Your mattress is one of the most important variables in the quality of your sleep. If your mattress isn’t in good condition, or if it isn’t high-quality, it could result in an inconsistent night of sleep—which will ultimately wreak havoc on your physical and mental health.

You can greatly improve this variable by investing in a good mattress; but as that mattress ages, it’s going to decline in support and performance. If you want to get the best night of sleep possible, you’ll need to take good care of that mattress, prolonging its lifespan, and you’ll need to know when it’s time to replace it.

Investing in a Good Mattress

High-quality mattresses almost always have longer lifespans than lower-quality ones. This is one of the most important investments you can make for your health and wellness, so make sure you’re buying the best mattress you can afford.

Box spring mattresses are a traditional choice, but the mechanical nature of springs makes them capable of wearing out faster. A memory foam mattress or hybrid mattress will likely last longer. Be sure to pay attention to the quality of the brand you’re buying, and the average reviews of other users; good companies and products usually have a great reputation.

While you’re at it, invest in a high-quality frame for that mattress; this will help prevent the onset of lumps or divots that can interfere with your sleeping comfort.

How to Care for a Mattress

Once you’ve acquired a mattress, you can use these steps to make sure it stays in like-new condition for as long as possible:

  • Use a mattress protector. Some mattresses come with a protected cover. If yours doesn’t, you’ll want to invest in a mattress protector. This will shield your mattress from sweat, skin flakes, dust, and microorganisms that would otherwise accumulate. They’ll still accumulate in your mattress over time, but the process will be much slower.
  • Use sheets and change them regularly. It’s wise to invest in good sheets as well, which serve as an additional barrier of protection. Wash those sheets regularly; depending on your habits, once every week or two is ideal.
  • Rotate and flip your mattress every six months. Your mattress suffers wear and tear over time, but you can reduce these effects by rotating and flipping your mattress regularly. These actions ensure that your mattress wears evenly.
  • Vacuum the mattress occasionally. Even with a mattress protector and sheets, your mattress will accumulate dust and debris over time. At peak levels, these elements can aggravate your allergies and interfere with your ability to sleep, but you can prevent this by vacuuming your mattress occasionally.

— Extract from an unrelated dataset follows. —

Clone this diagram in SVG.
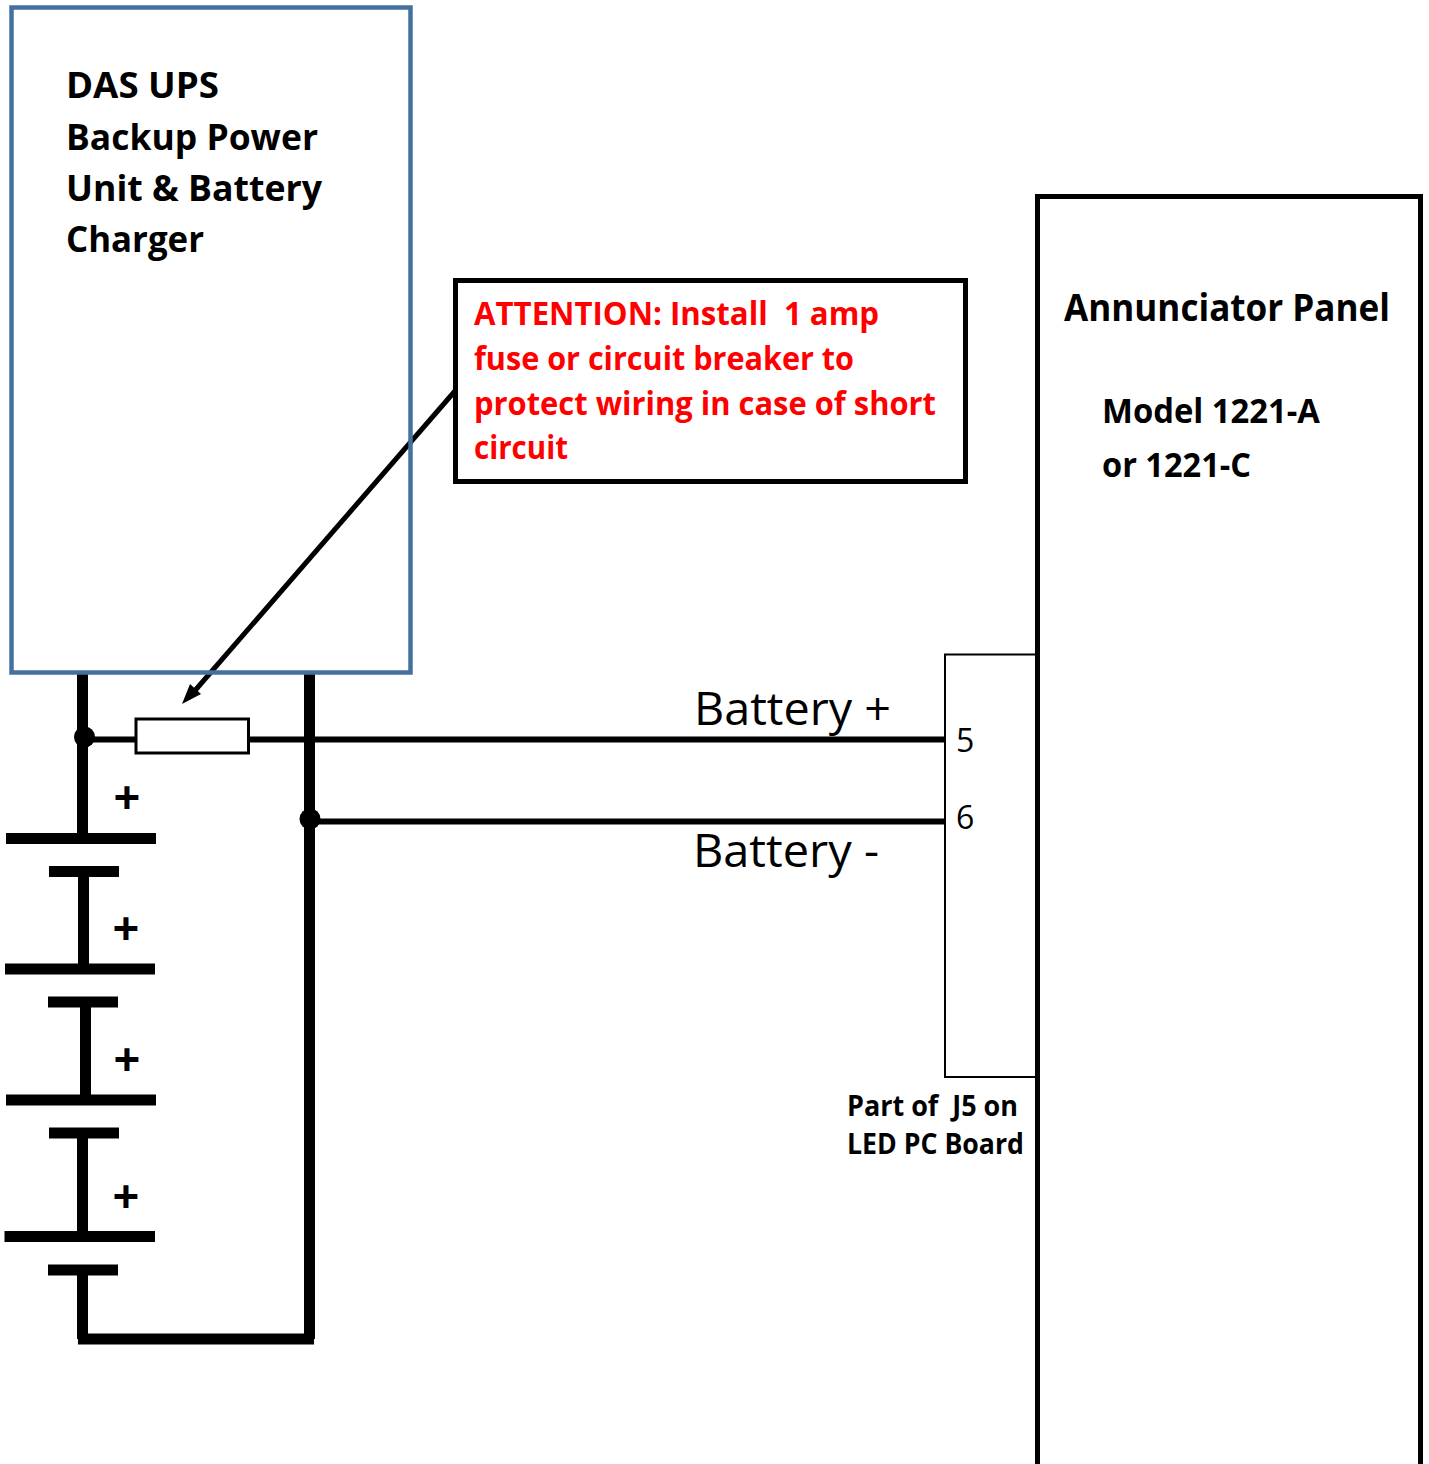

When to Replace a Mattress

There are several signs you should consider replacing your mattress:

  • Creaking or noises. If you have a mattress with springs or a similar supportive mechanism, you should pay close attention to any noises it makes. If it’s exceptionally creaky or if it makes other noises, it could be a sign that your mattress needs replaced.
  • Diminished support. This factor is subjective, and somewhat difficult to gauge. Mattresses will, over time, become less supportive. Because this process is gradual, you may not notice it as it evolves. However, at some point, your mattress will feel like it isn’t new anymore. You may wake up during the night or in the morning with head, neck, shoulder, and back soreness, or you may toss and turn during the night. You may also notice sagging, or lumps in your bed.
  • Rips or tears. If your mattress has any rips or tears, even if they’re small, it could be a sign to replace your mattress. Rips can be easily worsened over time; if you accidentally catch the edge of the rip, you can make it more severe. Rips and tears also make good habitats for microorganisms that decrease the hygiene of your sleeping environment.
  • Pure age. Even if you take perfect care of your mattress, there’s a limit to how long it can last. It will accumulate dust, dirt, and debris, and will gradually lose its ability to support your body. If you’ve held a mattress for more than 5 years, pay close attention to its supportive and hygienic qualities. If you’ve held it for more than 7 years, you may consider replacing it even if it seems in decent shape.

If you pay close attention to your mattress and do your best to keep it in good condition, you should be able to get several years of good sleep out of it. From there, it’s on you to replace your mattress when it’s appropriate to do so—and buy the best mattress you can afford.